Ce n’est pas d’un coup de baguette magique que la France va réussir à tourner le dos à 50 ans de désindustrialisation.
La désindustrialisation de la France a démarré en 1975. La chute de l’emploi industriel était alors aussi rapide que celle de l’emploi agricole, commencée bien plus tôt. Mais, si la politique agricole commune a soutenu cette mutation, aucun dispositif n’a accompagné celle de l’industrie. Ainsi en 1990, notre pays avait déjà perdu un quart de ses emplois industriels et nombre de territoires s’étaient vidés de leur substance. Rien de tel en Allemagne, où l’emploi industriel est resté remarquablement robuste.
Tout semblait parfait dans l’imaginaire des technocrates, rêvant d’une France sans usines, à l’économie uniquement servicielle, laissant les tâches moins nobles de la production à des pays moins riches. Cette tendance s’infiltrait dans toutes les couches de la société, notamment dans l’éducation nationale où le travail manuel et l’apprentissage étaient synonymes d’échecs.
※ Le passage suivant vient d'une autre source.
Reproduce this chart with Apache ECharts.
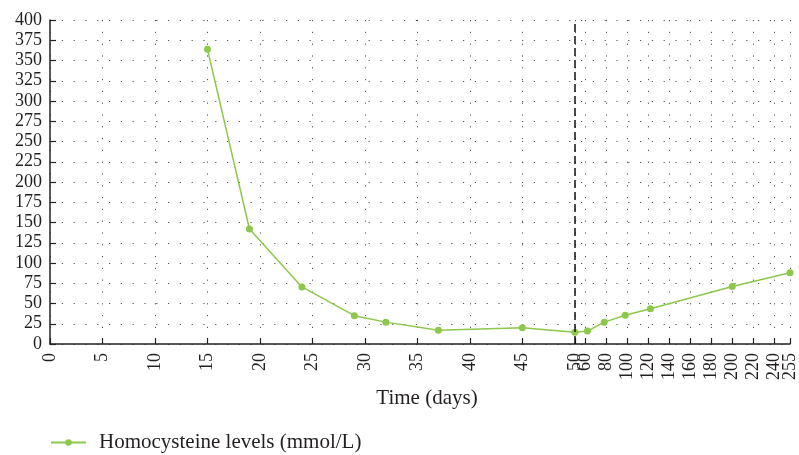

Ce n’est que dans les années 2010 qu’on a commencé à comprendre cette erreur historique et que l’idée de faire renaître une politique industrielle en France a pointé son nez. Mais sans véritables réussite, plus dans l’incantation et les bons principes que dans la réalisation effective. En 2018, le lancement du dispositif Territoires d’industrie a montré une intéressante prise de conscience sur l’importance de mener une véritable politique territoriale de réindustrialisation. On a vu certains filières commencer à se constituer autour de vrais partenariats entre les grands groupes et les entreprises de proximité, on a impliqué les collectivités locales, on a commencé à parler d’échange école / industrie, bref ce sont 2 000 projets qui ont été mis en place avec une vision globale autour du foncier, des compétences, des économies d’énergie et de la décarbonation, ou encore du logement des salariés.
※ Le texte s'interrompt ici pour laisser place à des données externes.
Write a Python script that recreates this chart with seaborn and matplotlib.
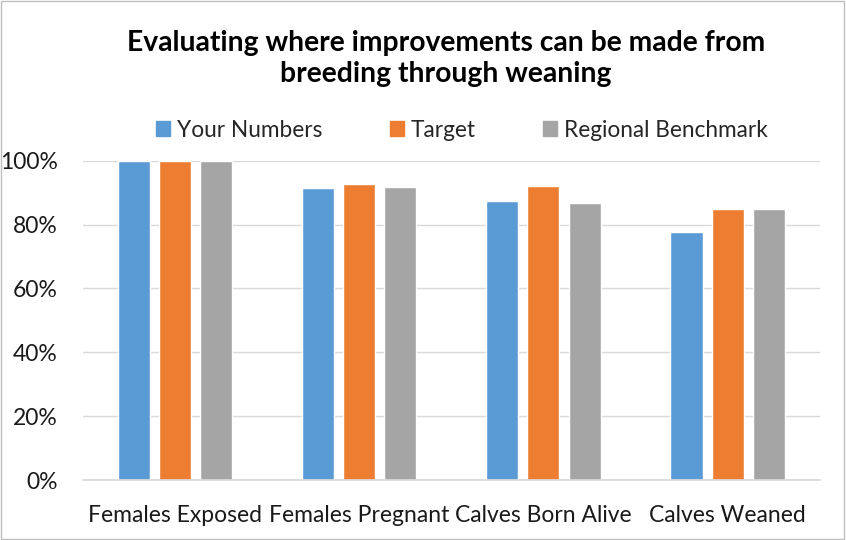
import matplotlib
matplotlib.use("Agg")
import matplotlib.pyplot as plt
import seaborn as sns
import pandas as pd
from matplotlib.ticker import PercentFormatter
from matplotlib.patches import Rectangle

categories = ["Females Exposed", "Females Pregnant", "Calves Born Alive", "Calves Weaned"]
series = ["Your Numbers", "Target", "Regional Benchmark"]
your_numbers = [100, 91.5, 87.4, 77.7]
target = [100, 92.7, 92.0, 85.0]
regional = [100, 91.8, 86.8, 85.0]
colors = ["#5B9BD5", "#ED7D31", "#A5A5A5"]

rows = []
for s, vals in zip(series, [your_numbers, target, regional]):
    for c, v in zip(categories, vals):
        rows.append({"Category": c, "Series": s, "Value": v / 100})
df = pd.DataFrame(rows)

sns.set_theme(style="white")
plt.rcParams["font.family"] = ["Lato", "DejaVu Sans"]

fig = plt.figure(figsize=(8.46, 5.4), dpi=100)
ax = fig.add_axes([0.098, 0.111, 0.871, 0.5914])
sns.barplot(data=df, x="Category", y="Value", hue="Series", palette=colors,
            width=0.67, gap=0.22, ax=ax, legend=False, errorbar=None,
            saturation=1)

ax.set_ylim(0, 1)
ax.set_xlim(-0.5, 3.5)
ax.set_yticks([0, 0.2, 0.4, 0.6, 0.8, 1.0])
ax.yaxis.set_major_formatter(PercentFormatter(1.0, decimals=0))
ax.grid(axis="y", color="#D9D9D9", linewidth=1)
ax.set_axisbelow(True)
for sp in ["top", "right", "left"]:
    ax.spines[sp].set_visible(False)
ax.spines["bottom"].set_color("#D9D9D9")
ax.set_xlabel("")
ax.set_ylabel("")
ax.tick_params(axis="both", length=0, labelsize=16.5, colors="#1a1a1a")
ax.tick_params(axis="x", pad=18)
ax.tick_params(axis="y", pad=18)

fig.text(0.527, 0.891, "Evaluating where improvements can be made from\nbreeding through weaning",
         ha="center", va="center", fontsize=20.3, fontweight="bold", color="#000000",
         linespacing=1.25)

handles = [Rectangle((0, 0), 1, 1, color=c) for c in colors]
fig.legend(handles, series, loc="center", bbox_to_anchor=(0.546, 0.759), ncol=3,
           frameon=False, fontsize=16.3, handlelength=0.6, handleheight=0.6,
           columnspacing=3.0, handletextpad=0.3)

fig.add_artist(Rectangle((0.001, 0.002), 0.997, 0.996, transform=fig.transFigure,
                         fill=False, edgecolor="#BFBFBF", linewidth=1))

fig.savefig("out.png", dpi=100, facecolor="white")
Les terribles défaillances de la production française ayant été exposées au grand jour au début de la crise Covid, tout a semblé se construire plus efficacement depuis 2020, avec par exemple le lancement du fonds d’accélération des investissements industriels créé dans le cadre du plan France Relance, doté au départ de 150 millions d’euros, puis réabondé plusieurs fois pour atteindre700 millions d’euros. Ce fonds a permis de créer 38000 emplois, dont 81% portés par des PME et des ETI et 75% localisés dans des territoires fragiles.
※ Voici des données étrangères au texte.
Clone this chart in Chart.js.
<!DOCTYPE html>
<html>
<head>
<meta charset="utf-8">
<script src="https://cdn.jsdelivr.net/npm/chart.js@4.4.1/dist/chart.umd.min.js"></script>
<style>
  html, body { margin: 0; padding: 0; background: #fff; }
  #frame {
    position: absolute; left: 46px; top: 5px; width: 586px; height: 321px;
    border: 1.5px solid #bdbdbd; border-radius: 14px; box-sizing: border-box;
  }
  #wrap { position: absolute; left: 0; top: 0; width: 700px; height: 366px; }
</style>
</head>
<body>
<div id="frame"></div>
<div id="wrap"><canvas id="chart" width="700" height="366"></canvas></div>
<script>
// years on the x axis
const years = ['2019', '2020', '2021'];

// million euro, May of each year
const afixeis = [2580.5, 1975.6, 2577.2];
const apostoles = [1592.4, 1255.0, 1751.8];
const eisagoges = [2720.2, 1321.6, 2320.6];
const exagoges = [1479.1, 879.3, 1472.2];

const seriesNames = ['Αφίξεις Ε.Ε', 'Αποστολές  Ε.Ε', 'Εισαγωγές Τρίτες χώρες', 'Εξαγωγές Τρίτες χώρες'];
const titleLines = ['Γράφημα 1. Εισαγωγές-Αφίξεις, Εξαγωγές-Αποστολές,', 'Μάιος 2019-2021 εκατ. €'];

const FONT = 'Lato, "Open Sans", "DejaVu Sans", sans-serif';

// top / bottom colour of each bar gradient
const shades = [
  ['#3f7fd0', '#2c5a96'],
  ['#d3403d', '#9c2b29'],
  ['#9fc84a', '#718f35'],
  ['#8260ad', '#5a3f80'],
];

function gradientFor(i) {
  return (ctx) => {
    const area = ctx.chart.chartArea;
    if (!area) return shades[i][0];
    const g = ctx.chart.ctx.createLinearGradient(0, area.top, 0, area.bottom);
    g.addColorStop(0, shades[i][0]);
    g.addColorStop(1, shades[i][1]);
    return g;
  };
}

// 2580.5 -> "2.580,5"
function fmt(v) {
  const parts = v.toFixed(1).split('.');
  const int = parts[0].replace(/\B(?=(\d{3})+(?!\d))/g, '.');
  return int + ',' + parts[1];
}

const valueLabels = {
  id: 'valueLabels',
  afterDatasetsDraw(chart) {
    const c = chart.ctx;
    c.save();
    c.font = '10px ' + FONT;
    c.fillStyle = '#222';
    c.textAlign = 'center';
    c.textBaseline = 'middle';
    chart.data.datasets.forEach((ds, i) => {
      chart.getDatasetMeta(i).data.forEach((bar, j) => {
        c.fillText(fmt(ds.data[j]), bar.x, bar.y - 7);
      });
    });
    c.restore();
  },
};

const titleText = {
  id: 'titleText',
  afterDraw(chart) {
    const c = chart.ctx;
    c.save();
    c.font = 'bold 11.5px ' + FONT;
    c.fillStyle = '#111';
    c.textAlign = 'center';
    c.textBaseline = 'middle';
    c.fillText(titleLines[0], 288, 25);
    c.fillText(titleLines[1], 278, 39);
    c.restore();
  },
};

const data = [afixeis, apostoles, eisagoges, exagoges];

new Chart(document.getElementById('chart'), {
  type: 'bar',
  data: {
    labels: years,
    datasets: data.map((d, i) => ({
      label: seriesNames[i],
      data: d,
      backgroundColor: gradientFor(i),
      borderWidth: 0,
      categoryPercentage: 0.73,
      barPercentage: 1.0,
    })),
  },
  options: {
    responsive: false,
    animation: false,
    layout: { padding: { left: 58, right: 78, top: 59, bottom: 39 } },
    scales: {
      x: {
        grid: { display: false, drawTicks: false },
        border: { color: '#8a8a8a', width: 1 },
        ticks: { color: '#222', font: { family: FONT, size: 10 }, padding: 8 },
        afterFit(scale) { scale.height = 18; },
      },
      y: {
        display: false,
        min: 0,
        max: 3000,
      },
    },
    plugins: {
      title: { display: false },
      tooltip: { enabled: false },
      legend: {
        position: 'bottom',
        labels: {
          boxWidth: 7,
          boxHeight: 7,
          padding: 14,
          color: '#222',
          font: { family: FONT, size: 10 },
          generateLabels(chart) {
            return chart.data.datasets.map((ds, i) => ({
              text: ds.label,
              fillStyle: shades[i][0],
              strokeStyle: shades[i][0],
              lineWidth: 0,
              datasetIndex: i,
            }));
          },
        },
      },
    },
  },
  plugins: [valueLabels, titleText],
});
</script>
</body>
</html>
En 2021, une dimension « commando » a été ajoutée pour les territoires victimes de restructurations industrielles majeures : la démarche Rebond . Lancée en réponse à la fermeture de l’usine de Bridgestone à Béthune, elle s’appuie cette fois sur un véritable « porte-à-porte » à la rencontre de tous les industriels d’un territoire donné. L’objectif est d’identifier leurs projets d’entreprises dormants ou peinant à avancer, et de leur fournir des moyens financiers bonifiés pour les accélérer. Aujourd’hui, la démarche Rebond a permis d’accélérer 1100 projets sur 20 territoires, pour 1,8milliard d’euros d’investissements productifs, créant 5000 emplois directs.
La passion de l’industrie
Si cette démarche Rebond devait être généralisée, appuyée par un dispositif similaire à celui de France Relance, rapide, déconcentré ou décentralisé, et dégagé de cahiers des charges trop restrictifs, Guillaume Basset et Olivier Lluansi, anciens délégués aux Territoires d’industrie estiment que « 15000 projets nouveaux, pour l’essentiel dans les territoires hors métropole pourraient émerger » . En faisant l’hypothèse que chaque projet représente un investissement moyen de 1,6 million d’euros (moyenne observée pour la démarche Rebond) et que, sur une période de 10 à 15 ans, ce cycle de projets puisse être renouvelé une fois au moins, ce ne sont pas moins de 50 milliards d’euros d’investissement productif et près de 450000 emplois qui pourraient être générés. France 2030, de son côté, pourrait créer 430000 emplois. La combinaison de ces deux démarchent apporte[1]rait donc à notre pays près de 880000 emplois industriels additionnels en 10-15 ans, la majorité dans les territoires ruraux et les villes moyennes.
« Face aux crises que nous traversons, comme la décohésion territoriale et les ruptures d’approvisionnement en produits de base, le potentiel de renaissance industrielle logé dans nos territoires est une ressource aussi essentielle qu’inexploitée. Dans un pays où le socle productif a été extrêmement fragilisé par 40 ans de désindustrialisation, l’objectif d’excellence technologique ne pourra être atteint sans le soutien, et donc la densification et la modernisation, d’un tissu industriel au plus près du terrain », préviennent les deux experts. « La passion pour l’industrie reste intacte dans notre pays. Elle peut être aisément réveillée, stimulée pour permettre à la France de réintégrer le peloton des pays européens ». Mais il reste encore beaucoup à faire.